WORK TO COMPLETE: Quote word for word the lines below, beginning with the first and ending with the one that has "temp_31_curve = [7.4, 9.3, 13.06, 14.28]". Drop the pictures.

DATA SHOWN:
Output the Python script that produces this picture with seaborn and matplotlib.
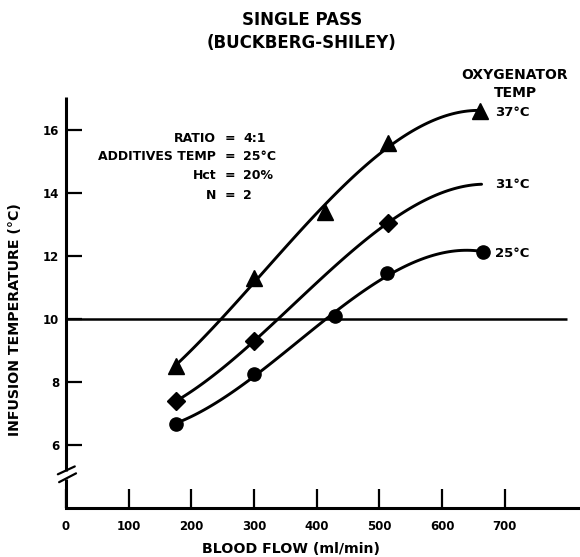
import matplotlib
matplotlib.use("Agg")
import matplotlib.pyplot as plt
import seaborn as sns
import numpy as np
import pandas as pd

# ---- data ----
flow_37 = [175, 300, 413, 514, 660]
temp_37 = [8.5, 11.3, 13.4, 15.6, 16.6]

flow_31 = [176, 300, 514]
temp_31 = [7.4, 9.3, 13.06]
flow_31_curve = [176, 300, 514, 663]      # curve continues past last marker
temp_31_curve = [7.4, 9.3, 13.06, 14.28]

flow_25 = [176, 300, 429, 512, 665]
temp_25 = [6.68, 8.24, 10.1, 11.45, 12.13]

x_ticks = [0, 100, 200, 300, 400, 500, 600, 700]
y_ticks = [6, 8, 10, 12, 14, 16]
ref_level = 10
ref_end = 800

series_labels = ["37°C", "31°C", "25°C"]
info_keys = ["RATIO", "ADDITIVES TEMP", "Hct", "N"]
info_vals = ["4:1", "25°C", "20%", "2"]

# ---- style ----
sns.set_style("white")
plt.rcParams["font.family"] = ["DejaVu Sans"]
plt.rcParams["font.weight"] = "bold"

W, H = 580, 557
fig = plt.figure(figsize=(W / 100, H / 100), dpi=100)
ax = fig.add_axes([66 / W, 49 / H, 1 - 66 / W, (508 - 97) / H])
ax.set_xlim(0, 820)
ax.set_ylim(4, 17.05)

lw = 2.1
k = "black"

# smooth curves (seaborn polynomial fit through the points)
for fx, fy in [(flow_37, temp_37), (flow_31_curve, temp_31_curve), (flow_25, temp_25)]:
    sns.regplot(x=fx, y=fy, order=3, ci=None, scatter=False, truncate=True,
                ax=ax, line_kws=dict(color=k, lw=lw))

# markers
ax.plot(flow_37, temp_37, linestyle="none", marker="^", ms=11, color=k, clip_on=False)
ax.plot(flow_31, temp_31, linestyle="none", marker="D", ms=9, color=k, clip_on=False)
ax.plot(flow_25, temp_25, linestyle="none", marker="o", ms=9.5, color=k, clip_on=False)

# reference line
ax.hlines(ref_level, 0, ref_end, color=k, lw=1.8)

# spines
for s in ["top", "right", "left"]:
    ax.spines[s].set_visible(False)
ax.spines["bottom"].set_linewidth(2.2)
ax.spines["bottom"].set_color(k)

# broken left axis
ax.plot([0, 0], [5.19, 17.05], color=k, lw=2.2, clip_on=False, solid_capstyle="butt")
ax.plot([0, 0], [4, 4.93], color=k, lw=2.2, clip_on=False, solid_capstyle="butt")
ax.plot([-13, 14], [5.07, 5.32], color=k, lw=1.6, clip_on=False)
ax.plot([-11, 16], [4.82, 5.10], color=k, lw=1.6, clip_on=False)

# ticks
ax.set_xticks(x_ticks)
ax.set_yticks(y_ticks)
ax.set_xticklabels([str(v) for v in x_ticks], fontsize=8.5, fontweight="bold")
ax.set_yticklabels([str(v) for v in y_ticks], fontsize=8.5, fontweight="bold")
ax.tick_params(axis="x", direction="in", length=14, width=1.6, pad=9, colors=k,
               bottom=True)
ax.tick_params(axis="y", direction="in", length=11.5, width=1.6, pad=5, colors=k,
               left=True)
ax.set_xlabel("")
ax.set_ylabel("")

# titles and labels in figure pixel coordinates
def ftext(x, y, s, **kw):
    fig.text(x / W, 1 - y / H, s, fontweight="bold", color=k, **kw)

ftext(302, 20, "SINGLE PASS", fontsize=12, ha="center", va="center")
ftext(302, 43, "(BUCKBERG-SHILEY)", fontsize=12, ha="center", va="center")
ftext(291, 549, "BLOOD FLOW (ml/min)", fontsize=10.2, ha="center", va="center")
ftext(15, 320, "INFUSION TEMPERATURE (°C)", fontsize=10.2, ha="center", va="center",
      rotation=90)

ftext(515, 75, "OXYGENATOR", fontsize=10, ha="center", va="center")
ftext(515, 93, "TEMP", fontsize=10, ha="center", va="center")
for lab, yy in zip(series_labels, [112, 185, 253]):
    ftext(495, yy, lab, fontsize=9.5, ha="left", va="center")

for i, (kk, vv) in enumerate(zip(info_keys, info_vals)):
    yy = 138 + i * 19
    ftext(216, yy, kk, fontsize=9, ha="right", va="center")
    ftext(230, yy, "=", fontsize=9, ha="center", va="center")
    ftext(243, yy, vv, fontsize=9, ha="left", va="center")

fig.savefig("out.png", dpi=100)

EXERCISE ANSWER:
Output the Python script that produces this picture with seaborn and matplotlib.
import matplotlib
matplotlib.use("Agg")
import matplotlib.pyplot as plt
import seaborn as sns
import numpy as np
import pandas as pd

# ---- data ----
flow_37 = [175, 300, 413, 514, 660]
temp_37 = [8.5, 11.3, 13.4, 15.6, 16.6]

flow_31 = [176, 300, 514]
temp_31 = [7.4, 9.3, 13.06]
flow_31_curve = [176, 300, 514, 663]      # curve continues past last marker
temp_31_curve = [7.4, 9.3, 13.06, 14.28]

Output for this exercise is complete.